Alec Matusis wrote:
We have an environment with no flags that contains a database with no flags. The database is append only, no deletions or modifications. It is written using a single RW transaction, in the absence of any RO transactions. We observe that when we commit and recreate the RW transaction every 2000 insertion ops, the data.mdb file size on disk is 2x larger than when committing every 64000 insertion ops. The mdb_copy c utility shrinks the large 2k ops commit file to almost the same file size as the 64k commit one. mdb_stat e on the data.mdb shows that when we have more commits and bigger file, we have more pages used by the same proportion.
In production we will have several large DBs (>1TB) on an NVMe card and we do not have the 2x space for periodic mdb_copy c compactifications (and we cannot stop the writing process). We also need to commit every 2000 write ops, because there will be short-lived RO transactions that need to see the DB updates every 2000 writes.
1. Why is the file size on disk dependent on the commit frequency? (I suppose because with less frequent commits it can allocate data between pages more efficiently)?
LMDB does copy-on-write. Every time you start a new transaction, any page you modify must be copied first. If you do many operations in the same transaction, the modified pages can be reused as-is, instead of needing to be copied again.

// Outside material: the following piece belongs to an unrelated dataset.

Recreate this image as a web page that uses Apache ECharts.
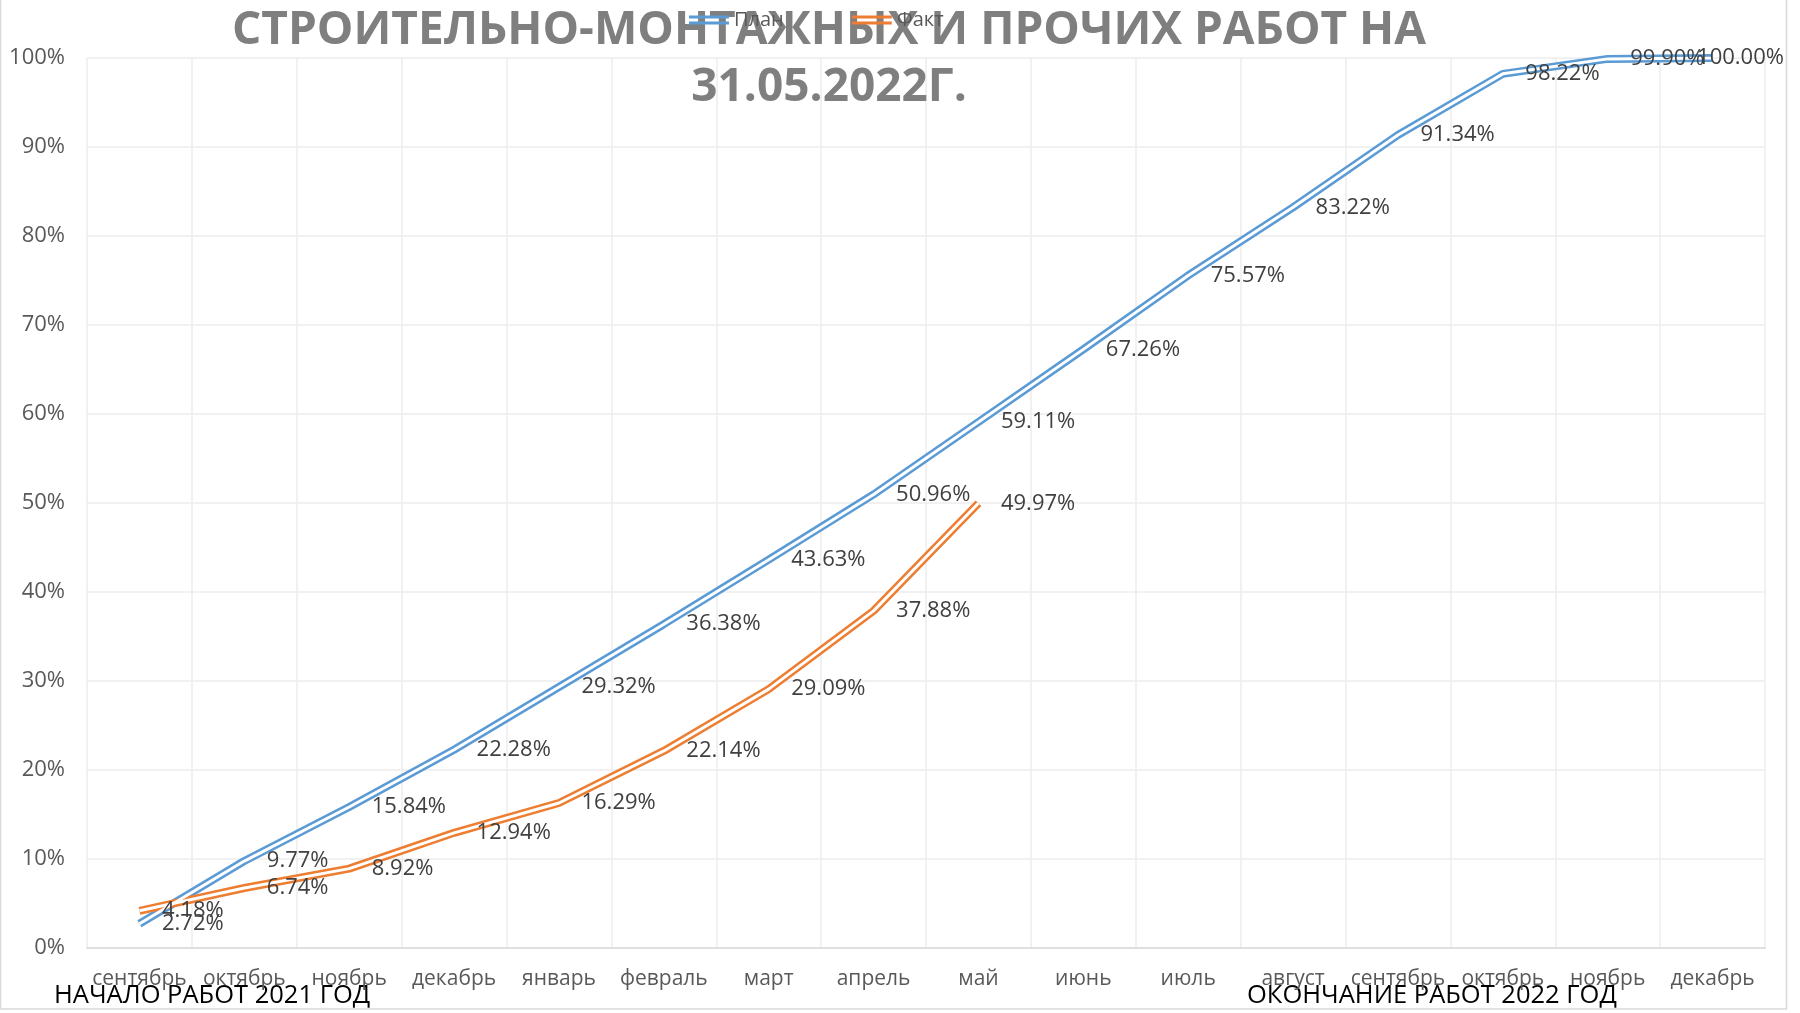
<!DOCTYPE html>
<html>
<head>
<meta charset="utf-8">
<script src="https://cdn.jsdelivr.net/npm/echarts@6/dist/echarts.min.js"></script>
<style>html,body{margin:0;padding:0;background:#fff}#c{width:1800px;height:1013px}</style>
</head>
<body>
<div id="c"></div>
<script>
const categories = ['сентябрь','октябрь','ноябрь','декабрь','январь','февраль','март','апрель','май','июнь','июль','август','сентябрь','октябрь','ноябрь','декабрь'];
const planValues = [2.72, 9.77, 15.84, 22.28, 29.32, 36.38, 43.63, 50.96, 59.11, 67.26, 75.57, 83.22, 91.34, 98.22, 99.90, 100.00];
const factValues = [4.18, 6.74, 8.92, 12.94, 16.29, 22.14, 29.09, 37.88, 49.97, null, null, null, null, null, null, null];
const seriesNames = ['План', 'Факт'];
const titleText = 'СТРОИТЕЛЬНО-МОНТАЖНЫХ И ПРОЧИХ РАБОТ НА\n31.05.2022Г.';
const startNote = 'НАЧАЛО РАБОТ 2021 ГОД';
const endNote = 'ОКОНЧАНИЕ РАБОТ 2022 ГОД';

const BLUE = '#5b9bd5', ORANGE = '#ed7d31';
const FONT = '"Open Sans", sans-serif';
const doubleIcon = 'path://M0,0H40V3H0Z M0,6H40V9H0Z';

const labelStyle = {
  show: true, position: 'right', distance: 22,
  color: '#404040', fontSize: 22, fontFamily: FONT,
  formatter: p => (p.value == null ? '' : p.value.toFixed(2) + '%')
};

function labelledData(vals, lastShift) {
  return vals.map((v, i) => {
    if (lastShift && i === vals.length - 1) {
      return { value: v, label: { offset: [lastShift, 0] } };
    }
    return v;
  });
}

function outer(name, color, vals) {
  return {
    name, type: 'line', data: vals, z: 2,
    showSymbol: false, symbol: 'none',
    lineStyle: { color, width: 8 }, itemStyle: { color },
    connectNulls: false, silent: true
  };
}
function inner(name, vals, lastShift) {
  return {
    name: name + '_inner', type: 'line', data: labelledData(vals, lastShift), z: 3,
    symbol: 'circle', symbolSize: 1, showSymbol: true,
    itemStyle: { color: 'rgba(255,255,255,0)' },
    lineStyle: { color: '#ffffff', width: 3 },
    label: labelStyle, silent: true
  };
}

const chart = echarts.init(document.getElementById('c'), null, { renderer: 'canvas' });
chart.setOption({
  animation: false,
  backgroundColor: '#ffffff',
  title: {
    text: titleText, left: 824, textAlign: 'center', top: -3, z: 5,
    textStyle: { color: '#7f7f7f', fontSize: 46, fontWeight: 'bold', fontFamily: FONT, lineHeight: 57 }
  },
  legend: {
    data: [
      { name: seriesNames[0], icon: doubleIcon, itemStyle: { color: BLUE } },
      { name: seriesNames[1], icon: doubleIcon, itemStyle: { color: ORANGE } }
    ],
    left: 684, top: 5, itemWidth: 52, itemHeight: 9, itemGap: 68, z: 10,
    textStyle: { color: '#595959', fontSize: 20, fontFamily: FONT, padding: [0, 0, 0, -6] }
  },
  grid: { left: 87, right: 35, top: 58, bottom: 65, containLabel: false },
  xAxis: {
    type: 'category', data: categories, boundaryGap: true,
    axisLine: { show: true, lineStyle: { color: '#d9d9d9', width: 1.5 } },
    axisTick: { show: false },
    axisLabel: { color: '#595959', fontSize: 21, fontFamily: FONT, margin: 21, interval: 0 },
    splitLine: { show: true, lineStyle: { color: '#ececec', width: 1.5 } }
  },
  yAxis: {
    type: 'value', min: 0, max: 100, interval: 10,
    axisLine: { show: false }, axisTick: { show: false },
    axisLabel: { color: '#595959', fontSize: 22, fontFamily: FONT, margin: 22, formatter: '{value}%' },
    splitLine: { show: true, lineStyle: { color: '#ececec', width: 1.5 } }
  },
  series: [
    outer(seriesNames[0], BLUE, planValues),
    inner(seriesNames[0], planValues, -38),
    outer(seriesNames[1], ORANGE, factValues),
    inner(seriesNames[1], factValues)
  ],
  graphic: [
    { type: 'rect', shape: { x: 0.5, y: -5, width: 1786, height: 1014 }, style: { fill: 'none', stroke: '#d9d9d9', lineWidth: 1.5 }, silent: true, z: -1 },
    { type: 'text', left: 54, top: 983, style: { text: startNote, fill: '#000000', fontSize: 25.5, fontFamily: FONT } },
    { type: 'text', left: 1247, top: 983, style: { text: endNote, fill: '#000000', fontSize: 25.5, fontFamily: FONT } }
  ]
});
</script>
</body>
</html>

2. What can we do to reduce data.mdb, if we must commit frequently? Can we use any environment, transaction or db flags, or anything else?
If it is truly, strictly append-only use, which means every newly inserted key is greater than all existing keys, then you should use the MDB_APPEND flag. That will cut growth by half.
We are on Linux 5.4.0 / ext4 fs. The DB that grows 2x faster with more frequent commits has bytearr key -> u32 val structure (the byterarray key is between 31 and 36 bytes). Another DB that has a reverse u32 key -> bytearr structure oonly grows 10% larger in the more frequent commits regime.